Cuiabá apareceu para a família através de falas dos amigos do sogro, que prometiam um lugar com cenário mais favorável para os imigrantes. Com sorriso no rosto, Raiza lembra que conseguiu emprego assim que chegou. 

“O jeito do cuiabano é muito diferente do amazonense, lá é bruto. O cuiabano é ‘bora aqui, bora lá’. Minha sogra conseguiu emprego rápido, foi diferente”, conta Alvaro. 

Alvaro e o sogro também não tiveram dificuldade para conseguir trabalho. Apesar das oportunidades que prometiam um futuro melhor, os imigrantes foram, mais uma vez, atravessados pela xenofobia. Em um dos episódios, há três meses, o jovem foi acusado de ter “comido cachorro”. 

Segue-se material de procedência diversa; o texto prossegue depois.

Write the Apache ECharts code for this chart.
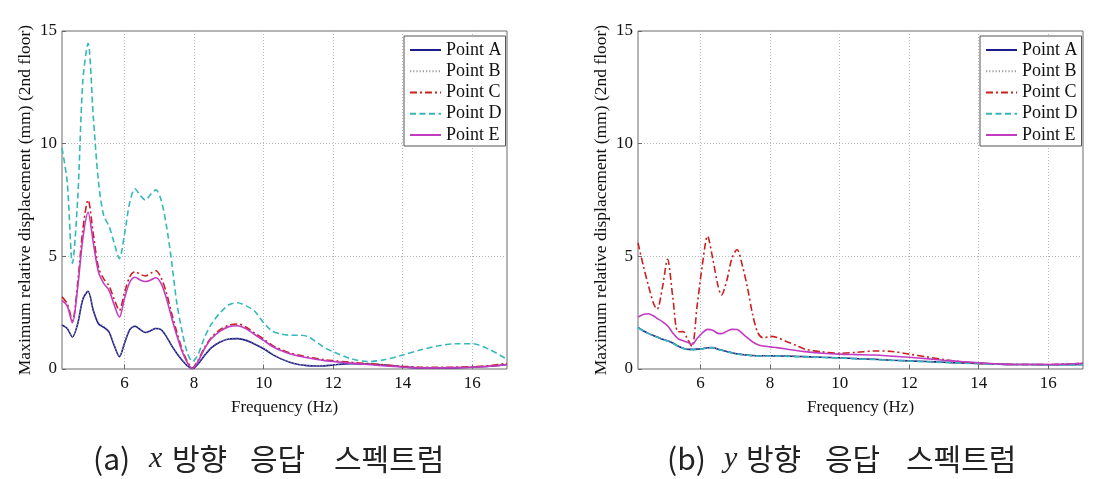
<!DOCTYPE html>
<html>
<head>
<meta charset="utf-8">
<script src="https://cdn.jsdelivr.net/npm/echarts@6/dist/echarts.min.js"></script>
<style>
html,body{margin:0;padding:0;background:#fff;}
#c{width:1103px;height:479px;}
</style>
</head>
<body>
<div id="c"></div>
<script>
// ---------- DATA ----------
const seriesNames = ['Point A', 'Point B', 'Point C', 'Point D', 'Point E'];
const yTicks = [0, 5, 10, 15];
const xTickLabels = [6, 8, 10, 12, 14, 16];

// (a) x-direction
const freqX = [4.2,4.35,4.5,4.65,4.8,4.95,5.1,5.25,5.4,5.55,5.7,5.85,6.0,6.15,6.3,6.45,6.6,6.75,6.9,7.05,7.2,7.35,7.5,7.65,7.8,7.95,8.1,8.3,8.5,8.75,9.0,9.25,9.5,9.75,10.0,10.25,10.5,10.75,11.0,11.25,11.5,11.75,12.0,12.5,13.0,13.5,14.0,14.5,15.0,15.5,16.0,16.5,17.0];
const xA = [1.95,1.8,1.42,2.0,3.1,3.45,2.6,2.0,1.85,1.65,1.05,0.55,1.15,1.75,1.9,1.75,1.62,1.7,1.8,1.75,1.45,1.05,0.7,0.4,0.15,0.02,0.2,0.6,0.95,1.2,1.33,1.35,1.27,1.1,0.9,0.65,0.45,0.3,0.2,0.15,0.13,0.14,0.18,0.24,0.22,0.18,0.1,0.04,0.03,0.05,0.08,0.12,0.2];
const xB = [1.97,1.82,1.44,2.02,3.12,3.47,2.65,2.08,1.92,1.7,1.08,0.57,1.18,1.78,1.93,1.78,1.64,1.72,1.82,1.77,1.47,1.07,0.72,0.41,0.16,0.03,0.21,0.62,0.97,1.22,1.35,1.37,1.29,1.12,0.92,0.67,0.47,0.31,0.21,0.16,0.14,0.15,0.19,0.25,0.23,0.19,0.11,0.05,0.04,0.06,0.09,0.13,0.21];
const xC = [3.2,2.9,2.15,3.8,6.2,7.5,6.0,4.5,4.0,3.7,3.1,2.6,3.4,4.1,4.32,4.2,4.13,4.25,4.36,4.05,3.4,2.5,1.65,0.9,0.35,0.05,0.35,0.95,1.4,1.75,1.95,2.0,1.85,1.58,1.33,1.05,0.87,0.72,0.62,0.54,0.47,0.41,0.37,0.3,0.24,0.18,0.12,0.08,0.07,0.08,0.1,0.15,0.25];
const xD = [9.8,8.3,4.7,7.5,12.8,14.45,11.2,8.3,6.8,6.35,5.6,4.9,6.0,7.4,8.0,7.7,7.5,7.75,7.95,7.5,6.4,4.8,2.95,1.7,0.75,0.33,0.6,1.4,2.0,2.5,2.85,2.94,2.8,2.55,2.05,1.68,1.55,1.5,1.5,1.45,1.22,0.95,0.77,0.46,0.33,0.42,0.62,0.84,1.02,1.12,1.12,0.86,0.43];
const xE = [3.05,2.8,2.05,3.6,5.8,6.95,5.6,4.3,3.8,3.5,2.85,2.3,3.15,3.85,4.07,3.95,3.88,3.95,4.05,3.8,3.15,2.3,1.5,0.8,0.3,0.02,0.3,0.9,1.35,1.68,1.88,1.92,1.78,1.52,1.27,1.0,0.82,0.68,0.58,0.5,0.43,0.37,0.33,0.26,0.2,0.14,0.09,0.05,0.05,0.06,0.08,0.12,0.2];

// (b) y-direction
const freqY = [4.2,4.35,4.5,4.65,4.75,4.9,5.05,5.2,5.35,5.5,5.6,5.75,5.9,6.05,6.2,6.35,6.5,6.6,6.75,6.9,7.05,7.2,7.35,7.5,7.65,7.8,8.0,8.2,8.5,8.75,9.0,9.5,10.0,10.5,11.0,11.5,12.0,12.5,13.0,13.5,14.0,14.5,15.0,15.5,16.0,16.5,17.0];
const yA = [1.85,1.7,1.58,1.48,1.42,1.32,1.25,1.15,1.02,0.92,0.88,0.87,0.88,0.9,0.94,0.95,0.88,0.84,0.78,0.72,0.67,0.64,0.62,0.6,0.59,0.59,0.59,0.58,0.57,0.56,0.55,0.52,0.5,0.46,0.43,0.39,0.36,0.33,0.3,0.27,0.25,0.22,0.2,0.2,0.19,0.19,0.2];
const yB = [1.86,1.71,1.59,1.49,1.43,1.33,1.26,1.16,1.03,0.93,0.89,0.88,0.89,0.91,0.95,0.96,0.89,0.85,0.79,0.73,0.68,0.65,0.63,0.61,0.6,0.6,0.6,0.59,0.58,0.57,0.56,0.53,0.51,0.47,0.44,0.4,0.37,0.34,0.31,0.28,0.26,0.23,0.21,0.21,0.2,0.2,0.21];
const yC = [5.6,4.6,3.7,2.9,2.65,3.6,4.87,3.2,1.65,1.66,1.4,1.0,2.8,4.6,5.9,4.9,3.7,3.28,3.9,4.9,5.3,4.6,3.6,2.4,1.6,1.38,1.45,1.4,1.2,1.05,0.88,0.76,0.7,0.74,0.8,0.78,0.66,0.54,0.42,0.32,0.25,0.22,0.2,0.2,0.2,0.22,0.25];
const yD = [1.83,1.69,1.57,1.47,1.41,1.31,1.24,1.14,1.01,0.91,0.87,0.86,0.87,0.89,0.93,0.94,0.87,0.83,0.77,0.71,0.66,0.63,0.61,0.59,0.58,0.58,0.58,0.57,0.56,0.55,0.54,0.51,0.49,0.45,0.42,0.38,0.35,0.32,0.29,0.26,0.24,0.21,0.19,0.19,0.18,0.18,0.19];
const yE = [2.3,2.42,2.45,2.35,2.25,2.1,1.92,1.6,1.35,1.25,1.2,1.1,1.35,1.6,1.76,1.72,1.58,1.57,1.67,1.76,1.75,1.58,1.38,1.2,1.08,1.02,0.98,0.95,0.88,0.82,0.77,0.7,0.66,0.64,0.62,0.57,0.52,0.46,0.39,0.33,0.28,0.23,0.2,0.2,0.2,0.22,0.25];

const captionA = ['(a)', 'x', '방향', '응답', '스펙트럼'];
const captionB = ['(b)', 'y', '방향', '응답', '스펙트럼'];
const xAxisTitle = 'Frequency (Hz)';
const yAxisTitle = 'Maximum relative displacement (mm) (2nd floor)';

// ---------- STYLE ----------
const SERIF = '"Liberation Serif","DejaVu Serif",serif';
const styles = [
  {color: '#1c1c8c', type: 'solid', width: 1.6},
  {color: '#9a9a9a', type: [1.2, 2], width: 1},
  {color: '#cc1f1f', type: [7, 3, 2, 3], width: 1.6},
  {color: '#35b8b8', type: [6, 3.5], width: 1.6},
  {color: '#c23cc2', type: 'solid', width: 1.6}
];

function pairs(f, v) { return f.map((x, i) => [x, v[i]]); }

function makeSeries(freq, arrs, gi) {
  return arrs.map((arr, i) => ({
    name: seriesNames[i],
    type: 'line',
    xAxisIndex: gi, yAxisIndex: gi,
    data: pairs(freq, arr),
    smooth: 0.3,
    symbol: 'none',
    showSymbol: false,
    silent: true,
    animation: false,
    z: 2 + i,
    lineStyle: {color: styles[i].color, type: styles[i].type, width: styles[i].width},
    itemStyle: {color: styles[i].color}
  }));
}

const grids = [
  {left: 62, top: 31, width: 445, height: 338, show: true, borderColor: '#6a6a6a', borderWidth: 1, backgroundColor: '#fff'},
  {left: 638, top: 31, width: 445, height: 338, show: true, borderColor: '#6a6a6a', borderWidth: 1, backgroundColor: '#fff'}
];

function xAxisFor(gi) {
  return {
    gridIndex: gi, type: 'value', min: 4.2, max: 17, splitNumber: 6,
    name: xAxisTitle, nameLocation: 'middle', nameGap: 30,
    nameTextStyle: {fontFamily: SERIF, fontSize: 17, color: '#111'},
    axisLine: {show: false},
    axisTick: {show: true, inside: true, length: 4, lineStyle: {color: '#6a6a6a'}},
    axisLabel: {
      fontFamily: SERIF, fontSize: 17, color: '#111', margin: 6,
      showMinLabel: false, showMaxLabel: false,
      formatter: v => (xTickLabels.indexOf(Math.round(v * 1000) / 1000) >= 0 ? String(v) : '')
    },
    splitLine: {show: true, showMinLine: false, showMaxLine: false, lineStyle: {color: '#b8b8b8', type: [1, 2], width: 1}}
  };
}
function yAxisFor(gi) {
  return {
    gridIndex: gi, type: 'value', min: yTicks[0], max: yTicks[yTicks.length - 1], interval: 5,
    name: yAxisTitle, nameLocation: 'middle', nameGap: 28,
    nameTextStyle: {fontFamily: SERIF, fontSize: 17.5, color: '#111'},
    axisLine: {show: false},
    axisTick: {show: true, inside: true, length: 4, lineStyle: {color: '#6a6a6a'}},
    axisLabel: {fontFamily: SERIF, fontSize: 17, color: '#111', margin: 5},
    splitLine: {show: true, showMinLine: false, showMaxLine: false, lineStyle: {color: '#b8b8b8', type: [1, 2], width: 1}}
  };
}

function legendFor(left) {
  return {
    orient: 'vertical', left: left, top: 36,
    data: seriesNames,
    backgroundColor: '#fff', borderColor: '#555', borderWidth: 1, borderRadius: 0,
    padding: [5, 4, 2, 5],
    itemWidth: 31, itemHeight: 14, itemGap: 3.25,
    selectedMode: false,
    itemStyle: {opacity: 0, borderWidth: 0},
    textStyle: {fontFamily: SERIF, fontSize: 18, color: '#111', lineHeight: 18}
  };
}

function captionGraphics(parts, xs) {
  const fonts = [
    {fontFamily: '"Noto Sans CJK KR","Noto Sans",sans-serif', fontStyle: 'normal'},
    {fontFamily: SERIF, fontStyle: 'italic'},
    {fontFamily: '"Noto Sans CJK KR",sans-serif', fontStyle: 'normal'},
    {fontFamily: '"Noto Sans CJK KR",sans-serif', fontStyle: 'normal'},
    {fontFamily: '"Noto Sans CJK KR",sans-serif', fontStyle: 'normal'}
  ];
  return parts.map((t, i) => ({
    type: 'text', left: xs[i], top: 444, silent: true,
    style: {text: t, fontSize: 30, fontFamily: fonts[i].fontFamily, fontStyle: fonts[i].fontStyle, fill: '#222'}
  }));
}

const chart = echarts.init(document.getElementById('c'), null, {renderer: 'canvas'});
chart.setOption({
  animation: false,
  backgroundColor: '#fff',
  grid: grids,
  xAxis: [xAxisFor(0), xAxisFor(1)],
  yAxis: [yAxisFor(0), yAxisFor(1)],
  legend: [legendFor(404), legendFor(980)],
  series: [].concat(
    makeSeries(freqX, [xA, xB, xC, xD, xE], 0),
    makeSeries(freqY, [yA, yB, yC, yD, yE], 1)
  ),
  graphic: [].concat(
    captionGraphics(captionA, [93, 149, 172, 250, 334]),
    captionGraphics(captionB, [667, 724, 746, 825, 906])
  )
});
</script>
</body>
</html>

“Queria sair do emprego, estava louco, trabalhei de carga e descarga, trigo na cabeça, 2 mil sacos de trigo de 50kg, entre cinco pessoas, no sol quente de Cuiabá. Já falaram: você veio de lá, comendo cachorro. Um dia peguei minha bolsa e fui embora para casa, no outro dia fui trabalhar, eles me demitiram”. 

“Quando estava descendo a escada, ele ficou me olhando com aquele medo, falei: cara, só lembra que tu é um peão a mais, tu é encarregado de uma área, lembra de mim. Passaram quatro dias, coisa de Deus, ele foi demitido. É um peão, pai. Se tu tem um posto mais alto que outro, não é para subir à cabeça, humilhar, é o contrário, ensinar”, completa. 

Foi nesse contexto que eles decidiram usar duas geladeiras e um freezer que já tinham em casa, por conta do trabalho do marido de Raiza com conserto de eletrodomésticos, e encontraram um ponto no bairro Alvorada para abrirem uma lanchonete com pratos típicos da Venezuela. A Date Vida nasceu como um espaço seguro de trabalho para a família de imigrantes. 

“Essa lanchonete nasceu, porque nós como imigrantes somos muito humilhados. Trabalhei em um mercado, a moça que era supervisora do caixa já falou: cala boca, você não é desse país. Precisei ter educação com a pessoa que me contratou na empresa, para não falarem depois que contrataram gente agressiva”, conta Raiza. 

“Falei para minha sogra que não queria mais trabalhar para os outros, não queria mais ser humilhado por ninguém”, completa Alvaro.